Task to complete
Give the data again exactly as written, skipping any pictures.

_ _ _ _

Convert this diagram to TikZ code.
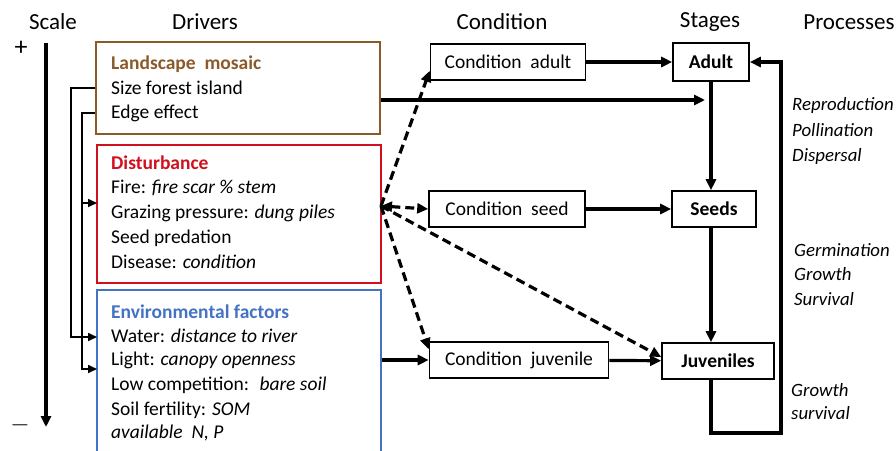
\documentclass[tikz,border=0pt]{standalone}
\usepackage{fontspec}
\setmainfont{Carlito}
\usetikzlibrary{arrows.meta,positioning,calc}
\definecolor{landbrown}{HTML}{8B5A2B}
\definecolor{disred}{HTML}{D0101E}
\definecolor{envblue}{HTML}{4472C4}

\begin{document}
\begin{tikzpicture}[x=1pt, y=-1pt,
  every node/.style={font=\fontsize{19.5}{22}\selectfont, inner sep=0pt},
  hdr/.style ={font=\fontsize{23}{26}\selectfont},
  drv/.style ={draw, line width=1.6pt, minimum width=284pt},
  ln/.style  ={anchor=west},
  ttl/.style ={ln, font=\fontsize{19.5}{22}\selectfont\bfseries},
  cbox/.style={draw, line width=1.6pt, minimum height=36pt},
  sbox/.style={cbox, font=\fontsize{19.5}{22}\selectfont\bfseries},
  proc/.style={anchor=west, font=\fontsize{18.8}{22}\selectfont\itshape},
  arr/.style ={-{Triangle[length=11pt,width=10pt]}, line width=3.2pt},
  darr/.style={arr, dash pattern=on 9pt off 5pt},
  tarr/.style={-{Triangle[length=9pt,width=8pt]}, line width=1.6pt}
]
\useasboundingbox (0,0) rectangle (896,450);

%% ─── headers ───────────────────────────────────────────────────────────────
\node[hdr] (h_scale) at (53,22)  {Scale};
\node[hdr] (h_drv)   at (205,22) {Drivers};
\node[hdr] (h_cond)  at (502,22) {Condition};
\node[hdr] (h_stg)   at (710,22) {Stages};
\node[hdr] (h_proc)  at (849,22) {Processes};

%% ─── scale ─────────────────────────────────────────────────────────────────
\node (sc_plus)  at (21,48)  {\fontsize{26}{26}\selectfont +};
\node (sc_minus) at (20,425) {\fontsize{26}{26}\selectfont $-$};
\coordinate (sc_top) at (46,43);
\coordinate (sc_bot) at (46,427);
\draw[arr] (sc_top) -- (sc_bot);

%% ─── drivers ───────────────────────────────────────────────────────────────
\node[drv, draw=landbrown, minimum height=92pt]  (ls_box) at (238,88)  {};
\node[ttl, text=landbrown] (ls_t)    at (111,64)  {Landscape\ \ mosaic};
\node[ln]                  (ls_size) at (111,88)  {Size forest island};
\node[ln]                  (ls_edge) at (111,113) {Edge effect};

\node[drv, draw=disred, minimum height=138pt]    (di_box) at (239,214) {};
\node[ttl, text=disred]    (di_t)    at (111,163) {Disturbance};
\node[ln]                  (di_fire) at (111,188) {Fire: \textit{fire scar \% stem}};
\node[ln]                  (di_grz)  at (111,213) {Grazing pressure: \textit{dung piles}};
\node[ln]                  (di_pred) at (111,238) {Seed predation};
\node[ln]                  (di_dis)  at (111,262) {Disease: \textit{condition}};

\node[drv, draw=envblue, minimum height=172pt]   (en_box) at (239,376) {};
\node[ttl, text=envblue]   (en_t)     at (111,312) {Environmental factors};
\node[ln]                  (en_water) at (111,336) {Water: \textit{distance to river}};
\node[ln]                  (en_light) at (111,360) {Light: \textit{canopy openness}};
\node[ln]                  (en_comp)  at (111,385) {Low competition: \ \textit{bare soil}};
\node[ln]                  (en_soil)  at (111,410) {Soil fertility: \textit{SOM}};
\node[ln]                  (en_np)    at (111,433) {\textit{available\ \ N, P}};

%% ─── condition + stages ────────────────────────────────────────────────────
\node[cbox, minimum width=155pt] (ca) at (508,62)  {Condition\ \ adult};
\node[cbox, minimum width=156pt] (cs) at (507,209) {Condition\ \ seed};
\node[cbox, minimum width=179pt] (cj) at (519,360) {Condition\ \ juvenile};

\node[sbox, minimum width=76pt, minimum height=38pt] (st_ad) at (711,62)  {Adult};
\node[sbox, minimum width=84pt]                      (st_sd) at (714,209) {Seeds};
\node[sbox, minimum width=112pt]                     (st_jv) at (718,361) {Juveniles};

%% ─── processes ─────────────────────────────────────────────────────────────
\node[proc] (pr_rep)  at (792,105) {Reproduction};
\node[proc] (pr_pol)  at (792,130) {Pollination};
\node[proc] (pr_dsp)  at (792,156) {Dispersal};
\node[proc] (pr_grm)  at (794,250) {Germination};
\node[proc] (pr_gr1)  at (794,274) {Growth};
\node[proc] (pr_sur)  at (794,299) {Survival};
\node[proc] (pr_gr2)  at (791,390) {Growth};
\node[proc] (pr_sv2)  at (791,413) {survival};

%% ─── driver links (thin) ───────────────────────────────────────────────────
\coordinate (tk_a)   at (71,0);
\coordinate (tk_b)   at (82,0);
\coordinate (di_in)  at (97,203);
\coordinate (en_in1) at (97,337);
\coordinate (en_in2) at (97,369);
\draw[tarr] (ls_box.west |- ls_size) -| (tk_a |- en_in1) -- (en_in1);
\draw[tarr] (ls_box.west |- ls_edge) -| (tk_b |- en_in2) -- (en_in2);
\draw[tarr] (tk_b |- di_in) -- (di_in);

%% ─── solid links ───────────────────────────────────────────────────────────
\coordinate (ad_hit) at (705,100);
\coordinate (loop_r) at (781,433);
\draw[arr] (ls_box.east |- ad_hit) -- (ad_hit);
\draw[arr] (en_box.east |- cj.west) -- (cj.west);
\foreach \a/\b in {ca/st_ad, cs/st_sd, cj/st_jv}
  \draw[arr] (\a) -- (\b);
\draw[arr] (st_ad.south) -- (st_ad.south |- st_sd.north);
\draw[arr] (st_ad.south |- st_sd.south) -- (st_ad.south |- st_jv.north);
\draw[arr] (st_ad.south |- st_jv.south) -- (st_ad.south |- loop_r)
           -- (loop_r) -- (loop_r |- st_ad.east) -- (st_ad.east);

%% ─── dashed links from disturbance ─────────────────────────────────────────
\coordinate (di_out) at (381,206);
\draw[darr] (di_out) -- ([yshift=10pt]ca.south west);
\draw[darr, {Triangle[length=11pt,width=10pt]}-{Triangle[length=11pt,width=10pt]}] (di_out) -- (cs.west);
\draw[darr] (di_out) -- ([yshift=-8pt]cj.north west);
\draw[darr] (di_out) -- ([yshift=4pt]st_jv.west);

\end{tikzpicture}
\end{document}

_ _ _ _

Solution below
Convert this diagram to TikZ code.
\documentclass[tikz,border=0pt]{standalone}
\usepackage{fontspec}
\setmainfont{Carlito}
\usetikzlibrary{arrows.meta,positioning,calc}
\definecolor{landbrown}{HTML}{8B5A2B}
\definecolor{disred}{HTML}{D0101E}
\definecolor{envblue}{HTML}{4472C4}

\begin{document}
\begin{tikzpicture}[x=1pt, y=-1pt,
  every node/.style={font=\fontsize{19.5}{22}\selectfont, inner sep=0pt},
  hdr/.style ={font=\fontsize{23}{26}\selectfont},
  drv/.style ={draw, line width=1.6pt, minimum width=284pt},
  ln/.style  ={anchor=west},
  ttl/.style ={ln, font=\fontsize{19.5}{22}\selectfont\bfseries},
  cbox/.style={draw, line width=1.6pt, minimum height=36pt},
  sbox/.style={cbox, font=\fontsize{19.5}{22}\selectfont\bfseries},
  proc/.style={anchor=west, font=\fontsize{18.8}{22}\selectfont\itshape},
  arr/.style ={-{Triangle[length=11pt,width=10pt]}, line width=3.2pt},
  darr/.style={arr, dash pattern=on 9pt off 5pt},
  tarr/.style={-{Triangle[length=9pt,width=8pt]}, line width=1.6pt}
]
\useasboundingbox (0,0) rectangle (896,450);

%% ─── headers ───────────────────────────────────────────────────────────────
\node[hdr] (h_scale) at (53,22)  {Scale};
\node[hdr] (h_drv)   at (205,22) {Drivers};
\node[hdr] (h_cond)  at (502,22) {Condition};
\node[hdr] (h_stg)   at (710,22) {Stages};
\node[hdr] (h_proc)  at (849,22) {Processes};

%% ─── scale ─────────────────────────────────────────────────────────────────
\node (sc_plus)  at (21,48)  {\fontsize{26}{26}\selectfont +};
\node (sc_minus) at (20,425) {\fontsize{26}{26}\selectfont $-$};
\coordinate (sc_top) at (46,43);
\coordinate (sc_bot) at (46,427);
\draw[arr] (sc_top) -- (sc_bot);

%% ─── drivers ───────────────────────────────────────────────────────────────
\node[drv, draw=landbrown, minimum height=92pt]  (ls_box) at (238,88)  {};
\node[ttl, text=landbrown] (ls_t)    at (111,64)  {Landscape\ \ mosaic};
\node[ln]                  (ls_size) at (111,88)  {Size forest island};
\node[ln]                  (ls_edge) at (111,113) {Edge effect};

\node[drv, draw=disred, minimum height=138pt]    (di_box) at (239,214) {};
\node[ttl, text=disred]    (di_t)    at (111,163) {Disturbance};
\node[ln]                  (di_fire) at (111,188) {Fire: \textit{fire scar \% stem}};
\node[ln]                  (di_grz)  at (111,213) {Grazing pressure: \textit{dung piles}};
\node[ln]                  (di_pred) at (111,238) {Seed predation};
\node[ln]                  (di_dis)  at (111,262) {Disease: \textit{condition}};

\node[drv, draw=envblue, minimum height=172pt]   (en_box) at (239,376) {};
\node[ttl, text=envblue]   (en_t)     at (111,312) {Environmental factors};
\node[ln]                  (en_water) at (111,336) {Water: \textit{distance to river}};
\node[ln]                  (en_light) at (111,360) {Light: \textit{canopy openness}};
\node[ln]                  (en_comp)  at (111,385) {Low competition: \ \textit{bare soil}};
\node[ln]                  (en_soil)  at (111,410) {Soil fertility: \textit{SOM}};
\node[ln]                  (en_np)    at (111,433) {\textit{available\ \ N, P}};

%% ─── condition + stages ────────────────────────────────────────────────────
\node[cbox, minimum width=155pt] (ca) at (508,62)  {Condition\ \ adult};
\node[cbox, minimum width=156pt] (cs) at (507,209) {Condition\ \ seed};
\node[cbox, minimum width=179pt] (cj) at (519,360) {Condition\ \ juvenile};

\node[sbox, minimum width=76pt, minimum height=38pt] (st_ad) at (711,62)  {Adult};
\node[sbox, minimum width=84pt]                      (st_sd) at (714,209) {Seeds};
\node[sbox, minimum width=112pt]                     (st_jv) at (718,361) {Juveniles};

%% ─── processes ─────────────────────────────────────────────────────────────
\node[proc] (pr_rep)  at (792,105) {Reproduction};
\node[proc] (pr_pol)  at (792,130) {Pollination};
\node[proc] (pr_dsp)  at (792,156) {Dispersal};
\node[proc] (pr_grm)  at (794,250) {Germination};
\node[proc] (pr_gr1)  at (794,274) {Growth};
\node[proc] (pr_sur)  at (794,299) {Survival};
\node[proc] (pr_gr2)  at (791,390) {Growth};
\node[proc] (pr_sv2)  at (791,413) {survival};

%% ─── driver links (thin) ───────────────────────────────────────────────────
\coordinate (tk_a)   at (71,0);
\coordinate (tk_b)   at (82,0);
\coordinate (di_in)  at (97,203);
\coordinate (en_in1) at (97,337);
\coordinate (en_in2) at (97,369);
\draw[tarr] (ls_box.west |- ls_size) -| (tk_a |- en_in1) -- (en_in1);
\draw[tarr] (ls_box.west |- ls_edge) -| (tk_b |- en_in2) -- (en_in2);
\draw[tarr] (tk_b |- di_in) -- (di_in);

%% ─── solid links ───────────────────────────────────────────────────────────
\coordinate (ad_hit) at (705,100);
\coordinate (loop_r) at (781,433);
\draw[arr] (ls_box.east |- ad_hit) -- (ad_hit);
\draw[arr] (en_box.east |- cj.west) -- (cj.west);
\foreach \a/\b in {ca/st_ad, cs/st_sd, cj/st_jv}
  \draw[arr] (\a) -- (\b);
\draw[arr] (st_ad.south) -- (st_ad.south |- st_sd.north);
\draw[arr] (st_ad.south |- st_sd.south) -- (st_ad.south |- st_jv.north);
\draw[arr] (st_ad.south |- st_jv.south) -- (st_ad.south |- loop_r)
           -- (loop_r) -- (loop_r |- st_ad.east) -- (st_ad.east);

%% ─── dashed links from disturbance ─────────────────────────────────────────
\coordinate (di_out) at (381,206);
\draw[darr] (di_out) -- ([yshift=10pt]ca.south west);
\draw[darr, {Triangle[length=11pt,width=10pt]}-{Triangle[length=11pt,width=10pt]}] (di_out) -- (cs.west);
\draw[darr] (di_out) -- ([yshift=-8pt]cj.north west);
\draw[darr] (di_out) -- ([yshift=4pt]st_jv.west);

\end{tikzpicture}
\end{document}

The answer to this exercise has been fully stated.